Estamos presionados por todos lados a realizar una reforma fiscal. Primero por las carencias nacionales, por la crisis financiera en que nos sumió la corrupción pública y privada, y segundo por el sistema internacional, que en esta época de la globalización resulta inevitable.

El mayor problema que tienen en estos momentos los planificadores de la reforma fiscal es de dónde sacar los 35 o 40 mil millones de pesos para cubrir los intereses de los certificados financieros. Hay casi consenso en que es imposible cargarlo sobre los contribuyentes. Y que es injusta una reforma fiscal sólo para pagarlos.

Se concluye en que la salida es un préstamo internacional, imposible sin contar con Estados Unidos. Y resulta que sus funcionarios locales como los enviados que nos visitaron a fines del año pasado, se han empeñado en decir que del tesoro de Estados Unidos no sale un dólar para cubrir un déficit originado en un escándalo bancario de corrupción pública y privada, a menos que todo se ponga transparente y se haga justicia.

Por ahí parece que quedamos atrapados, porque ha habido de todo menos transparencia y nos encaminamos una vez más a la impunidad. ¿Habrá tiempo todavía para corregir esos rumbos?

En cualquier caso, las autoridades nacionales, especialmente las que asumen el gobierno el próximo mes, tendrán que apelar a la asistencia internacional. Pero mientras tanto, habrá que establecer un consenso mínimo para los requerimientos de la reforma fiscal.

Los dirigentes políticos y sociales y los comunicadores están obligados a actuar con la mayor honestidad y aceptar la realidad en que estamos inmersos, aportando ponderación y colaboración para encontrar soluciones.

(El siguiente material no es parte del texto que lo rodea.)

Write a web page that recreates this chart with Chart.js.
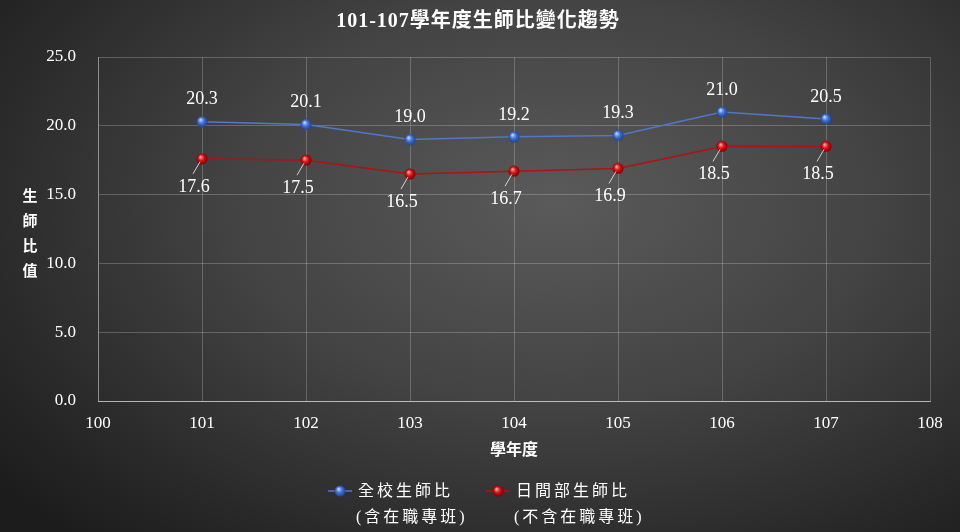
<!DOCTYPE html>
<html>
<head>
<meta charset="utf-8">
<script src="https://cdn.jsdelivr.net/npm/chart.js@4"></script>
<style>
  html, body { margin: 0; padding: 0; }
  body {
    width: 960px; height: 532px; overflow: hidden;
    background: radial-gradient(ellipse 75% 85% at 58% 38%, #5a5a5a 0%, #434343 45%, #262626 85%, #1c1c1c 100%);
  }
  #wrap { position: relative; width: 960px; height: 532px; }
</style>
</head>
<body>
<div id="wrap"><canvas id="chart"></canvas></div>
<script>
//data
const years = [101, 102, 103, 104, 105, 106, 107];
const wholeSchool = [20.3, 20.1, 19.0, 19.2, 19.3, 21.0, 20.5];
const daySchool = [17.6, 17.5, 16.5, 16.7, 16.9, 18.5, 18.5];
const seriesNames = [["全校生師比", "(含在職專班)"], ["日間部生師比", "(不含在職專班)"]];
const titleText = "101-107學年度生師比變化趨勢";
const yTitle = ["生", "師", "比", "值"];
const xTitle = "學年度";

const serif = "'Liberation Serif', 'Noto Sans CJK TC', serif";
const cjk = "'Noto Sans CJK TC', 'Liberation Serif', serif";

//little shaded ball used as the marker
function makeBall(light, mid, dark) {
  const c = document.createElement("canvas");
  c.width = 12; c.height = 12;
  const g = c.getContext("2d");
  const grad = g.createRadialGradient(4.5, 4, 0.5, 6, 6, 6);
  grad.addColorStop(0, light);
  grad.addColorStop(0.45, mid);
  grad.addColorStop(1, dark);
  g.fillStyle = grad;
  g.beginPath();
  g.arc(6, 6, 5.5, 0, Math.PI * 2);
  g.fill();
  return c;
}
const blueBall = makeBall("#b8d0ff", "#3e72d6", "#1c3d80");
const redBall = makeBall("#ff9a9a", "#d81010", "#6a0000");

//values above / below the points
const valueLabels = {
  id: "valueLabels",
  afterDatasetsDraw(chart) {
    const ctx = chart.ctx;
    ctx.save();
    ctx.font = "18px " + serif;
    ctx.fillStyle = "#ffffff";
    ctx.textAlign = "center";
    ctx.textBaseline = "middle";
    chart.getDatasetMeta(0).data.forEach((pt, i) => {
      ctx.fillText(wholeSchool[i].toFixed(1), pt.x, pt.y - 22);
    });
    chart.getDatasetMeta(1).data.forEach((pt, i) => {
      ctx.strokeStyle = "rgba(255,255,255,0.75)";
      ctx.lineWidth = 1;
      ctx.beginPath();
      ctx.moveTo(pt.x - 2, pt.y + 3);
      ctx.lineTo(pt.x - 9, pt.y + 15);
      ctx.stroke();
      ctx.fillText(daySchool[i].toFixed(1), pt.x - 8, pt.y + 28);
    });
    ctx.restore();
  }
};

//title, axis titles and legend drawn by hand
const decorations = {
  id: "decorations",
  afterDraw(chart) {
    const ctx = chart.ctx;
    const area = chart.chartArea;
    ctx.save();
    ctx.fillStyle = "#ffffff";
    ctx.textAlign = "center";
    ctx.textBaseline = "middle";

    ctx.font = "bold 20px " + serif;
    ctx.letterSpacing = "1px";
    ctx.fillText(titleText, 478, 22);

    ctx.font = "bold 15px " + cjk;
    ctx.letterSpacing = "0px";
    yTitle.forEach((ch, i) => ctx.fillText(ch, 30, 195 + i * 25));

    ctx.font = "bold 16px " + cjk;
    ctx.fillText(xTitle, (area.left + area.right) / 2, 449);

    //legend
    const entries = [
      { x: 328, line: "#4f78c8", ball: blueBall, text: seriesNames[0] },
      { x: 486, line: "#b41010", ball: redBall, text: seriesNames[1] }
    ];
    ctx.textAlign = "left";
    ctx.font = "16px " + serif;
    ctx.letterSpacing = "3px";
    entries.forEach(e => {
      ctx.strokeStyle = e.line;
      ctx.lineWidth = 1.5;
      ctx.beginPath();
      ctx.moveTo(e.x, 491);
      ctx.lineTo(e.x + 24, 491);
      ctx.stroke();
      ctx.drawImage(e.ball, e.x + 6, 485);
      ctx.fillText(e.text[0], e.x + 30, 492);
      ctx.fillText(e.text[1], e.x + 28, 518);
    });
    ctx.restore();
  }
};

const ctx = document.getElementById("chart").getContext("2d");
new Chart(ctx, {
  type: "line",
  data: {
    datasets: [
      {
        label: seriesNames[0].join(""),
        data: years.map((y, i) => ({ x: y, y: wholeSchool[i] })),
        borderColor: "#4f78c8",
        borderWidth: 1.5,
        pointStyle: blueBall,
        pointRadius: 6
      },
      {
        label: seriesNames[1].join(""),
        data: years.map((y, i) => ({ x: y, y: daySchool[i] })),
        borderColor: "#b41010",
        borderWidth: 1.5,
        pointStyle: redBall,
        pointRadius: 6
      }
    ]
  },
  options: {
    responsive: true,
    maintainAspectRatio: false,
    animation: false,
    layout: { padding: { top: 57, right: 30, left: 0, bottom: 0 } },
    plugins: {
      legend: { display: false },
      title: { display: false },
      tooltip: { enabled: false }
    },
    scales: {
      x: {
        type: "linear",
        min: 100,
        max: 108,
        ticks: {
          stepSize: 1,
          color: "#ffffff",
          padding: 12,
          font: { family: serif, size: 17 },
          callback: v => String(v)
        },
        grid: { color: "rgba(255,255,255,0.22)", drawTicks: false },
        border: { color: "rgba(255,255,255,0.55)" },
        afterFit: scale => { scale.height = 131; }
      },
      y: {
        min: 0,
        max: 25,
        ticks: {
          stepSize: 5,
          color: "#ffffff",
          padding: 22,
          font: { family: serif, size: 17 },
          callback: v => Number(v).toFixed(1)
        },
        grid: { color: "rgba(255,255,255,0.22)", drawTicks: false },
        border: { color: "rgba(255,255,255,0.3)" },
        afterFit: scale => { scale.width = 98; }
      }
    }
  },
  plugins: [valueLabels, decorations]
});
</script>
</body>
</html>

Estas soluciones pasan por una reducción de los intereses que paga el Banco Central, con algún gravamen, aunque sea pequeño para distribuir la carga entre todos, por una disminución siquiera a la mitad de los subsidios a la energía y el gas, focalizándolos en los más pobres, y por mayores cargas impositivas, especialmente sobre los sectores que más pueden pagarlas.

Esta vez resulta inevitable una reducción de los 380 mil empleados del Estado, siquiera en un diez por ciento y un plan para desmontar otro 10 en el plazo de un año. Eso y una real austeridad gubernamental son imprescindibles para que todos acepten los nuevos sacrificios que se imponen.

Ya están identificados una serie de incrementos de impuestos que sin dudas abatirán aún más el poder adquisitivo de quienes tienen ingresos fijos. Y eso también requerirá alguna compensación, aunque sea pequeña, y no sólo al salario mínimo. Debe recordarse que en 1991 las reformas fiscales que conjuraron la crisis conllevaron un aumento general de salarios del 40 por ciento. Esta vez no parece que pueda ser tan elevado, pero no menos de la mitad.

En cualquier caso, la hora no es para posiciones dogmáticas ni encerramientos. Siento pena por quienes tienen que tomar las decisiones. Porque están muy difíciles.